On Friday we wrote the Sydney chapter of our Access to Justice Inquiry, initiated earlier this year with the intention of detailing the structural asymmetry built into our legal system. The centuries-old theory – equality under the law – is sound. The perverse reality under late capitalism is obviously quite different: your access to justice depends in part on your access to cash. We’ve gone some way to explaining why our prison population features such an obscene over-representation of Aboriginal people and how the legal aid and community legal sectors have been wilfully starved of resources even as their caseload has expanded unsustainably. The problem is, we’ve known this for years, and past recommendations haven’t been sufficient to shift the situation much – how much of a contribution this inquiry makes will depend on how effectively we can work for a shift in resources and priorities before the next budget.
Saturday evening saw Flick and I making our way from rainy Melbourne into the Latrobe Valley to join five hundred climate campaigners at the site of the Hazelwood Power Station. Under heavy skies, the camp had come together to challenge the continued operation of the largest single greenhouse gas emitting facility in the country, and demand a practical clean energy transition for the coal workers who have kept the colossal power station running long past its use-by date.

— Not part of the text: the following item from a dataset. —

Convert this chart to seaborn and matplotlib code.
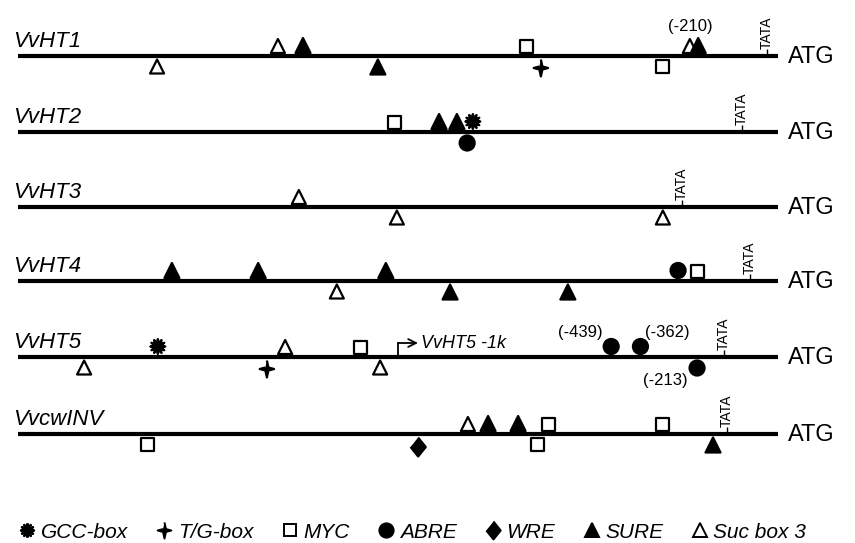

It was a spirited and optimistic gathering; colourful, diverse and defiant, and it certainly provided a healthy break from the atmosphere that pervades climate politics on capital hill.
Week two saw a complicated collision of projects we’ve been working on for months: our report into national Container Deposit Legislation (CDL), a sideways swipe at the Government’s blighted proposal for mandatory net filtering, collaborating with Senators Nick Xenophon and Barnaby Joyce on a dissenting report on foreign investment criteria, and the handing down of 12 months work by the Joint Standing Committee on Treaties on progress toward the abolition of nuclear weapons. We also moved for the Communications Minister’s radical proposal to break up Telstra to go to one of the standing committees so it can be looked at in detail.
The Container Deposit proposal builds on work done by Greens MPs Colleen Hartland MLC and Ian Cohen MLC in state parliaments, and essentially legislates for a comprehensive scheme for a 10c deposit on beverage containers which you get back when you recycle the container. The focus is coming onto the national meeting of environment ministers chaired by Peter Garrett in Perth on November 5, at which it is essential the Government adopts a national scheme after years of delay. The committee’s report into the Greens bill provides more evidence – if it were needed – that this approach is a sound way to reprocess the mountains of pointless trash that we currently landfill.
We finished the fortnight on something of a high note – for 12 months we’ve been working with the Joint Standing Committee on Treaties (JSCOT) to produce a comprehensive report on non-proliferation and nuclear weapons abolition. Minutes before the parliamentary session wound up on Thursday afternoon I had the pleasure of doing an all-party press conference to present a united front on this most polarising of issues. If the Government adopts the key recommendations to work toward a global nuclear weapons convention (NWC), we will be well on our way to playing a decisive role at the Nuclear Non Proliferation Treaty conference in New York next April. It was a fitting way to end a fortnight that began with the quiet but powerful anti-nuclear survival celebration around the campfire at Quorn.